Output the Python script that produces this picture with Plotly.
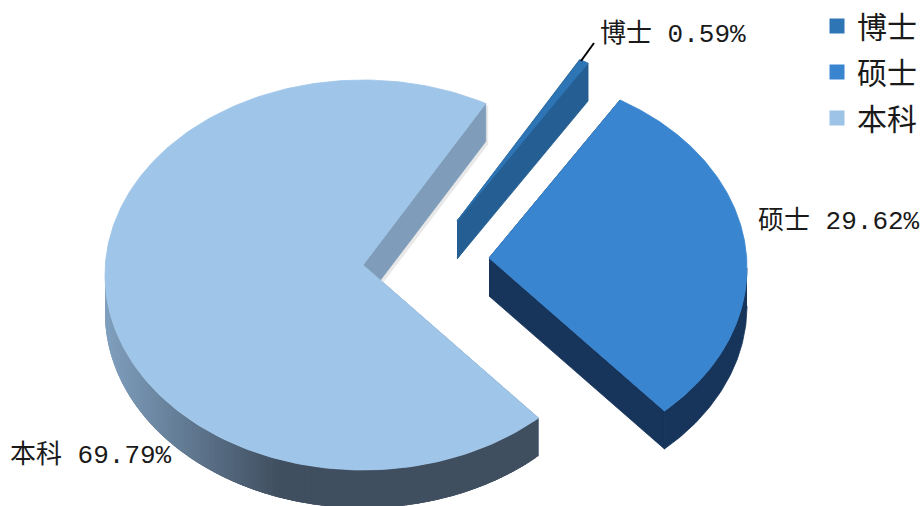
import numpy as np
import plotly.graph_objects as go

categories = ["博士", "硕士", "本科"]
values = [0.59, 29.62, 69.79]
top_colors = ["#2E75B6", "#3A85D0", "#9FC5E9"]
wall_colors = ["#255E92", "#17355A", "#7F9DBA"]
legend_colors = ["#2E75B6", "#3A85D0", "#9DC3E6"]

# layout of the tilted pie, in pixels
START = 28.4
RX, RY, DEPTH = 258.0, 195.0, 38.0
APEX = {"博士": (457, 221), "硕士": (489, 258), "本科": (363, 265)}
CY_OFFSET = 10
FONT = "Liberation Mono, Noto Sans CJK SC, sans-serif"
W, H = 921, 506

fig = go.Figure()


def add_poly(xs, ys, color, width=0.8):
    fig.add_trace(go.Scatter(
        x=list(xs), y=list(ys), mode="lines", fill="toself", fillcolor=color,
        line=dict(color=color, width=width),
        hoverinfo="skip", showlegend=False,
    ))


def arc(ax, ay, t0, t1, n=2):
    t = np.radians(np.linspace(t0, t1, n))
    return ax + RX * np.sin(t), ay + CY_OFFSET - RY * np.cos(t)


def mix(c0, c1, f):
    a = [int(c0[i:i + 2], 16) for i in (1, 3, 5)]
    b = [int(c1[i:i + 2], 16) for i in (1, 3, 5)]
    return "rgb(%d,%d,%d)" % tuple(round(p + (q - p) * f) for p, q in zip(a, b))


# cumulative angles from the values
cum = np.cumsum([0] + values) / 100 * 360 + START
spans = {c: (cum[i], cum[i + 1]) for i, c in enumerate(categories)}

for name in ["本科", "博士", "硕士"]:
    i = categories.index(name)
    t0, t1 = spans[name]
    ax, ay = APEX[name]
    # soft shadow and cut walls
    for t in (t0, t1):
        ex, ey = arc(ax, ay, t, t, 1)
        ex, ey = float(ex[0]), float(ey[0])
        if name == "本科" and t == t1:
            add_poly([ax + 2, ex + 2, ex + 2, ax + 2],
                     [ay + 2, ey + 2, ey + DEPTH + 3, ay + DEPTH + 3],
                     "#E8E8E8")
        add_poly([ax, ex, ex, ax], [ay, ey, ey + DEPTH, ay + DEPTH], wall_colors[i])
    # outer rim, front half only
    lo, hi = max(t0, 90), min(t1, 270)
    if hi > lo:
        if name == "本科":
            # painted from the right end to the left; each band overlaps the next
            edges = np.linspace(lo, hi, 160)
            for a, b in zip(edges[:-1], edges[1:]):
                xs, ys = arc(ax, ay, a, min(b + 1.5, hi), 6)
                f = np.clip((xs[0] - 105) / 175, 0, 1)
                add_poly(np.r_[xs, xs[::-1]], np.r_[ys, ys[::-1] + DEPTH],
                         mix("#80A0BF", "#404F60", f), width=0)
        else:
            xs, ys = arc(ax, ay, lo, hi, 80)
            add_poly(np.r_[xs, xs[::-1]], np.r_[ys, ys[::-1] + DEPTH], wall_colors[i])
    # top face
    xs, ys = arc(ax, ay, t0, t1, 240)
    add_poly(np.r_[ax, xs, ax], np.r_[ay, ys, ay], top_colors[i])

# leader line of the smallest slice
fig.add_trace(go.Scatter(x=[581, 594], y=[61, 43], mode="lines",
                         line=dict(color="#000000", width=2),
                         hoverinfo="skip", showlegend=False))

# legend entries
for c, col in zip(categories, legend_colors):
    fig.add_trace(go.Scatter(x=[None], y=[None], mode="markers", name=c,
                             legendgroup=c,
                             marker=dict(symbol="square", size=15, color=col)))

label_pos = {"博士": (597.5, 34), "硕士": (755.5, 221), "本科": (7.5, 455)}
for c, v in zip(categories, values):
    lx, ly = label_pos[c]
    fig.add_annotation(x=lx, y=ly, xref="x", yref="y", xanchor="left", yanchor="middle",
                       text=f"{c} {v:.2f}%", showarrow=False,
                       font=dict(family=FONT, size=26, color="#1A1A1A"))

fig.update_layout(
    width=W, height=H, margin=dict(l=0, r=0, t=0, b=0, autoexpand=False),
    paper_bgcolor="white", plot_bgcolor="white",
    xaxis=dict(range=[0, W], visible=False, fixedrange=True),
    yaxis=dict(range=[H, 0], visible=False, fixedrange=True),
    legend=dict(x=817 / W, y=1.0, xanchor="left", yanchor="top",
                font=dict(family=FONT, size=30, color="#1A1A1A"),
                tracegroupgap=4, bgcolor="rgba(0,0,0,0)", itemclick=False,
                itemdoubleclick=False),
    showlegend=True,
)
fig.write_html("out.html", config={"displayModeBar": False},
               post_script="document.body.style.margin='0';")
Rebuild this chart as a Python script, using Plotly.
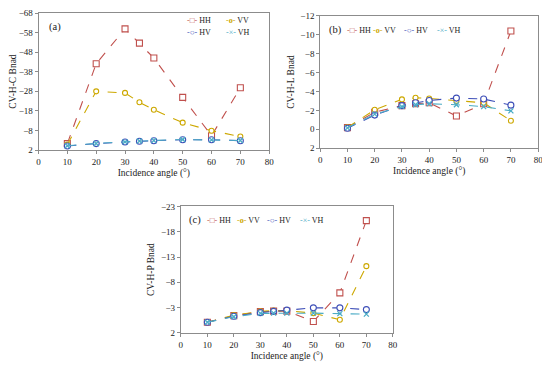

________

| Required task |
Review the preceding data and report every line that includes the string "Python".

| Answer |
Output the Python script that produces this picture with Plotly.
Rebuild this chart as a Python script, using Plotly.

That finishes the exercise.